As Capital Punishment Fades, Progressives Take Aim at Life Without Parole
Some progressive activists are open about their ultimate goal — the abolition not just of the death penalty or life sentences but of all imprisonment.
As a practical matter, the death penalty has been all but abolished in the United States.
Although homicides have spiked in recent years — nearly 23,000 Americans were killed in 2021, a number not seen since the early 1990s — the number of killers annually executed for murder has dwindled to fewer than 20. Last year, only 18 murderers were put to death. On the front page of its extensive website, the Death Penalty Information Center reports that executions in the United States have declined by 82 percent since 1999. Over the same period, death sentences have dropped more than 90 percent.
The decades-long campaign to eliminate capital punishment as a legal option has been remarkably successful. Only 24 states now retain the death penalty on their books. In 23 states (and Washington, D.C.), it has been abolished outright. In three other states, executions have been banned through the imposition of an indefinite moratorium by the governor.
To be sure, polls consistently show that a majority of Americans are in favor of the death penalty for murderers. But when respondents are asked to choose between the death penalty and life in prison without parole, a majority now says that life without parole is preferable. Indeed, anti-death penalty campaigners have long argued that no-parole life sentences make executions unnecessary. To permanently incapacitate the most dangerous killers, they have frequently insisted, society doesn’t have to put them to death — it can keep them behind bars instead.
To be clear, I have never agreed that life without parole is an adequate substitute for capital punishment. In my view, there are times when justice requires nothing less than the death penalty. Nevertheless, I can’t deny that death-penalty abolitionists have been extremely successful at promoting life without parole as an alternative to executions. Most of the states that have abolished the death penalty in recent years, including New Mexico, Illinois, Connecticut, Maryland, New Hampshire, Colorado, and Virginia, have expressly replaced it with life sentences that are ineligible for parole.
Guess what the activists want to get rid of next.
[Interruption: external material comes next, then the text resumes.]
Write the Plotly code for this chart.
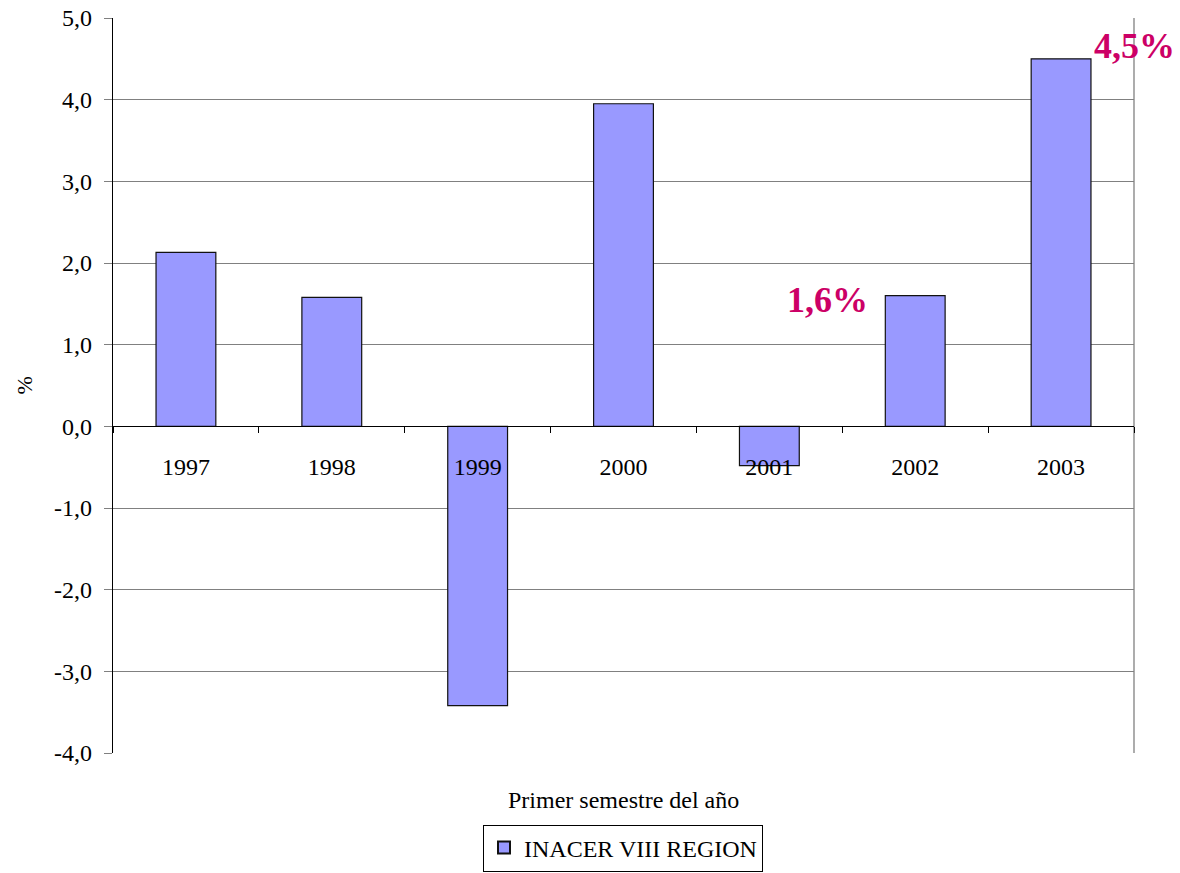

“As part of a slate of legislation targeting criminal justice reform,” the Globe reported on July 28, “state lawmakers are pushing to end the practice of sentencing people to life in prison without the possibility of parole.” Under a bill introduced by two Boston Democrats, Senator Liz Miranda and Representative Christopher Worrell, there would no longer be any way to guarantee that a convicted murderer — not even the most merciless terrorist or serial killer — would go to prison for life. Every inmate would eventually be able to seek parole. Miranda and Worrell want justice for the victims to be discounted so that killers who have been “rehabilitated” can be rewarded.
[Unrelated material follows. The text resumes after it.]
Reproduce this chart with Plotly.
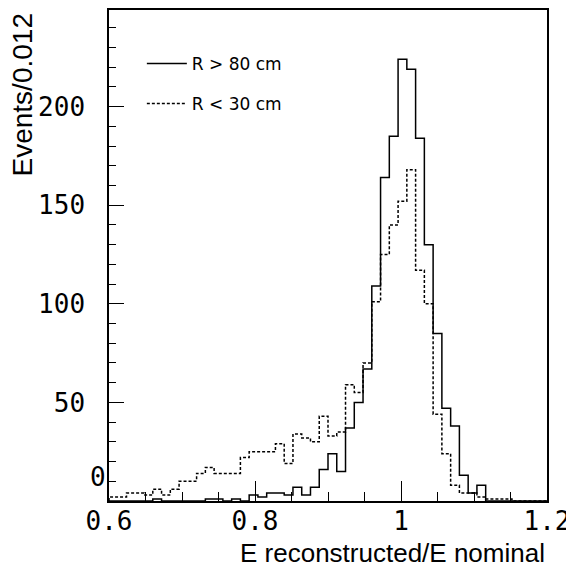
import plotly.graph_objects as go

# Histogram binning
x_lo = 0.6
bin_width = 0.012
n_bins = 50

# Events per bin, R > 80 cm (solid)
r_gt_80 = [0, 0, 0, 0, 0, 1, 0, 0, 0, 0,
           0, 1, 1, 0, 1, 0, 3, 2, 4, 4,
           3, 7, 3, 7, 16, 24, 15, 37, 50, 67,
           109, 164, 185, 224, 219, 184, 130, 85, 47, 38,
           13, 4, 8, 0, 0, 0, 0, 0, 0, 0]

# Events per bin, R < 30 cm (dashed)
r_lt_30 = [2, 2, 4, 4, 3, 6, 3, 6, 10, 10,
           14, 17, 14, 14, 14, 22, 25, 25, 25, 29,
           19, 34, 32, 30, 43, 33, 35, 59, 55, 70,
           101, 125, 140, 152, 168, 117, 100, 44, 24, 8,
           4, 4, 2, 1, 1, 1, 0, 0, 0, 0]

series_names = ["R > 80 cm", "R < 30 cm"]
x_tick_vals = [0.6, 0.8, 1.0, 1.2]
x_tick_text = ["0.6", "0.8", "1", "1.2"]
y_tick_vals = [50, 100, 150, 200]
y_tick_text = ["50", "100", "150", "200"]

edges = [x_lo + i * bin_width for i in range(n_bins + 1)]


def step_xy(vals):
    xs = [edges[0]] + edges[:-1] + [edges[-1], edges[-1]]
    ys = [0] + list(vals) + [vals[-1], 0]
    return xs, ys


fig = go.Figure()
for vals, name, dash, lg in [(r_gt_80, series_names[0], "solid", "a"),
                             (r_lt_30, series_names[1], "3px,2px", "b")]:
    xs, ys = step_xy(vals)
    fig.add_trace(go.Scatter(x=xs, y=ys, mode="lines", line_shape="hv",
                             line=dict(color="black", width=1.5, dash=dash),
                             name=name, legendgroup=lg, hoverinfo="skip"))

mono = "DejaVu Sans Mono"
sans = "Liberation Sans"

fig.update_layout(
    width=574, height=569,
    margin=dict(l=101, r=35, t=0, b=76),
    paper_bgcolor="white", plot_bgcolor="white",
    showlegend=True,
    legend=dict(x=0.075, y=0.927, xanchor="left", yanchor="top",
                font=dict(family="DejaVu Sans", size=17, color="black"),
                bgcolor="rgba(0,0,0,0)", itemwidth=40, tracegroupgap=15),
    xaxis=dict(range=[0.6, 1.2], showgrid=False, zeroline=False,
               showline=True, linecolor="black", linewidth=1.5, mirror=True,
               ticks="inside", ticklen=20, tickcolor="black", tickwidth=1,
               tickvals=x_tick_vals, ticktext=x_tick_text,
               ticklabelstandoff=-4,
               tickfont=dict(family=mono, size=26, color="black"),
               minor=dict(ticks="inside", ticklen=9, dtick=0.05,
                          tickcolor="black", tickwidth=1, showgrid=False)),
    yaxis=dict(range=[0, 249], showgrid=False, zeroline=False,
               showline=True, linecolor="black", linewidth=1.5, mirror=True,
               ticks="inside", ticklen=15, tickcolor="black", tickwidth=1,
               tickvals=y_tick_vals, ticktext=y_tick_text,
               ticklabelstandoff=17,
               tickfont=dict(family=mono, size=26, color="black"),
               minor=dict(ticks="inside", ticklen=7, dtick=10,
                          tickcolor="black", tickwidth=1, showgrid=False)),
    annotations=[
        dict(text="E reconstructed/E nominal", xref="paper", yref="paper",
             x=1.0, y=-0.1055, xanchor="right", yanchor="middle", showarrow=False,
             font=dict(family=sans, size=26, color="black")),
        dict(text="Events/0.012", xref="paper", yref="paper",
             x=-0.1986, y=0.996, xanchor="center", yanchor="top", textangle=-90,
             showarrow=False, font=dict(family=sans, size=28, color="black")),
        dict(text="0", xref="paper", yref="y", x=-0.002, y=12,
             xanchor="right", yanchor="middle", showarrow=False,
             font=dict(family=mono, size=26, color="black")),
    ],
)

fig.write_html("out.html")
At a State House hearing, witnesses trotted out a slew of predictable arguments. They claimed that there are too many people in prison, that locking criminals up for life is expensive, that many convicts are no longer a danger to society, that older prisoners have health problems. But no one acknowledged the implicit bait and switch: In Massachusetts, as in many other states, the elimination of the death penalty was conditioned on the assurance that convicted first-degree murderers would never go free. Now, with the death penalty eliminated in most places, that assurance is under attack.
“When we outlawed the death penalty in Massachusetts, life in prison without any possibility of a parole review should not have taken its place,” Miranda said.
She quickly added a caveat: “No one here advocates the release of serial killers and other worst-of-the-worst offenders.”
That’s what she says now. What will she say once life without parole is outlawed?
Some progressive activists are open about their ultimate goal — the abolition not just of the death penalty or life sentences but of all imprisonment. They know that cannot be achieved at once, so their strategy is to trim what they call the “carceral state” one salami slice at a time.
“We know we won’t bulldoze prisons and jails tomorrow,” acknowledge Ruth Wilson Gilmore and James Kilgore in “The Case for Abolition” at The Marshall Project, a news organization focused on criminal justice issues. “We’re in a long game.”
David Stein, a professor at the University of California, Santa Barbara, embraces a similar step-by-step strategy. “Abolitionists have worked to end solitary confinement and the death penalty, stop the construction of new prisons, eradicate cash bail, organized to free people from prison, [and] opposed the expansion of punishment through hate crime laws and surveillance,” he writes in the left-wing journal Jacobin. Most Americans would regard doing away with imprisonment as outlandish, but US history offers plenty of examples of sweeping social innovations — from independence to women’s suffrage to same-sex marriage — that also seemed unthinkable at first.
The bill just introduced on Beacon Hill isn’t the first legislative attempt to eliminate sentences of life without parole. If it doesn’t pass this year, it won’t be the last attempt. For years, advocates told voters that life imprisonment was a merciful alternative to the death penalty. Now they insist that life without parole is inhumane too. Progressive true believers got rid of capital punishment, but their war to abolish punishment itself still has a ways to go.